This was the e-mail sent to me:
I really liked your review [of Denis Dutton's "Art Instinct"] and it was so convincing I decided not to buy the book, even as I was poised to do so. However the book's title alone sparked a cascade of useful thoughts.
Since you're familiar with Stephen Pinker and ideas about evolution, I guess you must also be familiar with Richard Dawkins. But maybe you don't know about a wonderful book inspired by Dawkins: "The Meme Machine" by Susan Blackmore, with an introduction by Dawkins. Dr. Blackmore takes Dawkins' meme concept and runs with it. I found it to be a novel and delightfully argued theory of how ideas (including commercial jingles, fashion styles, catch phrases and religions) spread and evolve in a Darwinian manner. There are other books and articles about the meme concept, but hers is the only one I found convincing and revelatory.
Here was my response:
Thanks very much for the very kind words about my review. In honesty, it is an interesting book even though I find its ideas a bit rough. While I don't reccomend its ideas, the book is quite an interesting read.
Yes, I am definitely familiar with Pinker, Dawkins and Blackmore. To be honest, I am not very attracted to the idea of the meme (or the meme of the meme?). The reason is that it doesn't "explain" much of anything. Anything that the invocation of a meme can explain - why songs are catchy, why we can't stop thinking about that movie line, etc - can be juust as easily, and less problematically, explained by invoking the concept of "ideas." Yes, the meme is much more materialistic and therefore scientific seeming, but it doesn't expain much at all.
I am not sure we know nearly enough about neuroscience to explain ideas, their origin, and why sometimes they "pop up" without us wanting them to, but my suspicion is that we will find that the reality is much more pedestrian than the meme: ideas occur because of certain combinations of neurons firing between synapses, and sometimes, these firings occur without conscious will on our part.
My biggest problem with the idea of "memes" is that they do not make sense in several ways. (a) They don't really account for creativity and novelty; (b) they don't make sense given our strong intutions that we control our thoughts (rather than thoughts just "happening" to our passive brains; and (c) for such a physicalistic theory, the meme does not appear to have any physical nature as a thing (like the gene).
I am always amazed that the idea of memes has any credence at all. It seems that the only thing it really has going for it is that it is materialistic in nature (thus appealing to very hardcore materialists), and that it makes sense out of the phenomenon we sometimes have about thoughts "popping into" our heads without us willing them to.
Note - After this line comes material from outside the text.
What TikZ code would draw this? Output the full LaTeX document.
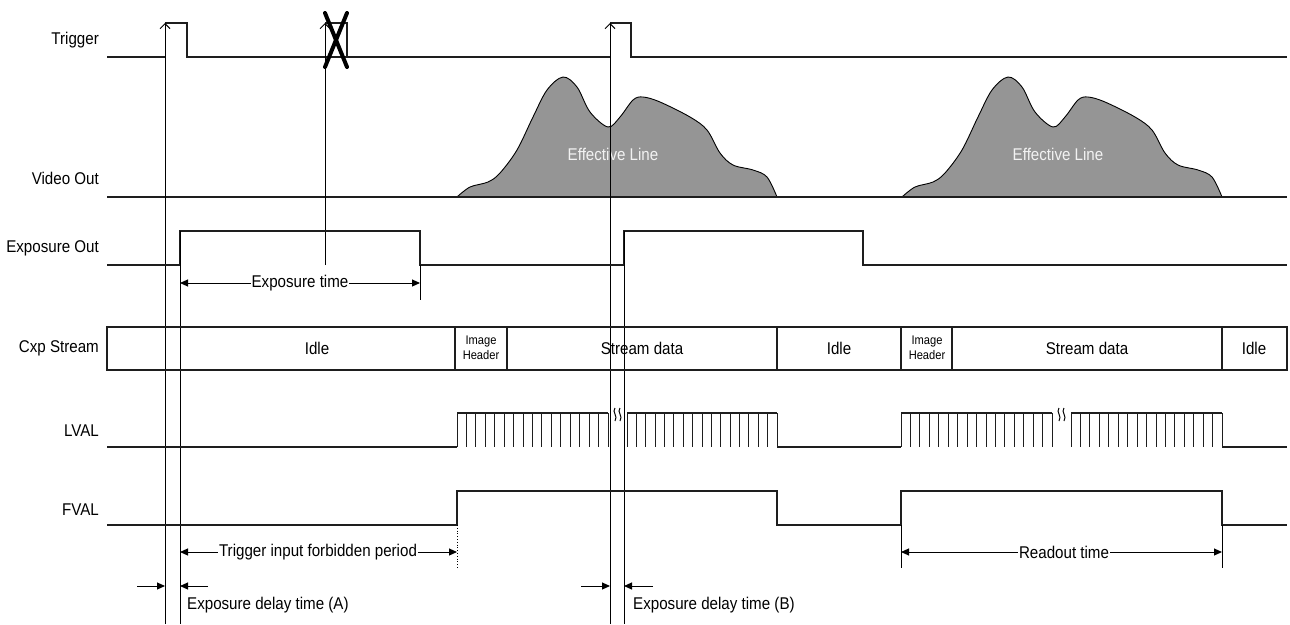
\documentclass[tikz,border=0pt]{standalone}
\usepackage{fontspec}
\setmainfont[FakeStretch=0.89]{Liberation Sans}
\usetikzlibrary{arrows.meta}
\definecolor{humpgray}{RGB}{149,149,149}
\definecolor{efftext}{RGB}{242,242,242}
\definecolor{sigcol}{RGB}{30,30,30}
\newcommand\combseg[2]{%
  \draw[sig] (#1,413) -- (#2,413);
  \foreach \k in {0,...,16} \draw[tooth] ({#1+\k*(#2-#1)/16},413) -- ++(0,34);}
\newcommand\breaksym[1]{%
  \draw[line width=1pt] (#1-2.5,408) .. controls (#1-6,412) and (#1+1,416) .. (#1-2.5,421);
  \draw[line width=1pt] (#1+2.5,408) .. controls (#1-1,412) and (#1+6,416) .. (#1+2.5,421);}
\begin{document}
\begin{tikzpicture}[x=1pt,y=-1pt,
  sig/.style={line width=1.1pt, draw=sigcol},
  tooth/.style={line width=0.9pt, draw=sigcol},
  vline/.style={line width=1pt, draw=black},
  trigarrow/.style={line width=1pt, -{Straight Barb[length=5pt,width=10pt]}},
  lbl/.style={font=\fontsize{17}{20}\selectfont, anchor=east, inner sep=0pt},
  txt/.style={font=\fontsize{17}{20}\selectfont, inner sep=0pt},
  boxtxt/.style={font=\fontsize{17}{20}\selectfont, inner sep=1pt, fill=white},
  small/.style={font=\fontsize{12.5}{15}\selectfont, align=center, inner sep=0pt},
  dim/.style={line width=1pt, {Triangle[length=8pt,width=7pt]}-{Triangle[length=8pt,width=7pt]}},
  onearrow/.style={line width=1pt, -{Triangle[length=8pt,width=7pt]}},
  hump/.style={fill=humpgray, draw=black, line width=0.9pt},
  xmark/.style={line width=4pt, line cap=round, black}]
\useasboundingbox (0,0) rectangle (1290,624);

% ---------- labels ----------
\node[lbl] (lTrig) at (99,40) {Trigger};
\node[lbl] (lVid) at (99,178) {Video Out};
\node[lbl] (lExp) at (99,248) {Exposure Out};
\node[lbl] (lCxp) at (99,348) {Cxp Stream};
\node[lbl] (lLval) at (99,431) {LVAL};
\node[lbl] (lFval) at (99,510) {FVAL};

% ---------- video out humps ----------
\foreach \ox/\nm in {457/effA,902/effB}{
  \begin{scope}[shift={(\ox,0)}]
    \path[hump] plot[smooth, tension=0.55] coordinates {(0,197) (13,187) (31,182) (43,173) (60,150) (76,117) (90,90) (106,77) (120,87) (133,112) (151,127) (163,117) (176,100) (186,97) (203,102) (233,117) (250,130) (263,153) (276,165) (296,170) (310,177) (320,197)} -- cycle;
    \node[txt, text=efftext] (\nm) at (156,154) {Effective Line};
  \end{scope}
}
\draw[sig] (107,197) -- (1287,197);

% ---------- trigger ----------
\draw[sig] (107,57) -- (165,57);
\draw[sig] (165,23) -- (187,23) -- (187,57) -- (610,57);
\draw[sig] (325,23) -- (347,23) -- (347,57);
\draw[sig] (610,23) -- (631,23) -- (631,57) -- (1287,57);
\draw[trigarrow] (165,624) -- (165,23);
\draw[trigarrow] (325,265) -- (325,23);
\draw[trigarrow] (610,624) -- (610,23);
\draw[xmark] (325,13) -- (347,67);
\draw[xmark] (347,13) -- (325,67);

% ---------- exposure out ----------
\draw[sig] (107,265) -- (180,265) -- (180,231) -- (420,231) -- (420,265) -- (624,265) -- (624,231) -- (863,231) -- (863,265) -- (1287,265);
\draw[vline] (180,231) -- (180,624);
\draw[vline] (624,231) -- (624,624);
\draw[vline] (420,265) -- (420,300);
\draw[dim] (180,283) -- (420,283);
\node[boxtxt] (expt) at (300,283) {Exposure time};

% ---------- Cxp stream ----------
\draw[sig] (107,327) rectangle (1287,370);
\foreach \x in {455,507,777,901,952,1222} \draw[sig] (\x,327) -- (\x,370);
\node[txt] (c1) at (317,348) {Idle};
\node[small] (c2) at (481,348) {Image\\Header};
\node[txt] (c3) at (642,348) {Stream data};
\node[txt] (c4) at (839,348) {Idle};
\node[small] (c5) at (927,348) {Image\\Header};
\node[txt] (c6) at (1087,348) {Stream data};
\node[txt] (c7) at (1254,348) {Idle};

% ---------- LVAL ----------
\draw[sig] (107,447) -- (457,447);
\combseg{457}{608}
\combseg{627}{777}
\draw[sig] (777,447) -- (901,447);
\combseg{901}{1052}
\combseg{1071}{1222}
\draw[sig] (1222,447) -- (1287,447);
\breaksym{617.5}
\breaksym{1061.5}

% ---------- FVAL ----------
\draw[sig] (107,525) -- (457,525) -- (457,491) -- (777,491) -- (777,525) -- (901,525) -- (901,491) -- (1222,491) -- (1222,525) -- (1287,525);
\draw[line width=0.8pt, dotted] (457,525) -- (457,568);
\draw[dim] (180,552) -- (457,552);
\node[boxtxt] (forb) at (318,552) {Trigger input forbidden period};
\draw[vline] (901,525) -- (901,568);
\draw[vline] (1222,525) -- (1222,568);
\draw[dim] (901,552) -- (1222,552);
\node[boxtxt] (rdo) at (1064,552) {Readout time};

% ---------- exposure delays ----------
\draw[onearrow] (137,586) -- (165,586);
\draw[onearrow] (208,586) -- (180,586);
\node[txt, anchor=west] (delA) at (187,605) {Exposure delay time (A)};
\draw[onearrow] (581,586) -- (610,586);
\draw[onearrow] (653,586) -- (624,586);
\node[txt, anchor=west] (delB) at (633,605) {Exposure delay time (B)};
\end{tikzpicture}
\end{document}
When discussing memes with others, I am always amazed that defenders of memetics naturally assume that I am not a materialist, and must be a mind/body dualist, because of my rejection of memes. It just seeems quite natural to me that while the material brain gives rise to our inner life, it does not need "mind viruses" to infect it from the outside, but creates thoughts solely from the inside.
I guess time will tell if this idea has any staying power. My guess is that it will be gone within a decade as neuroscience gets a bit older.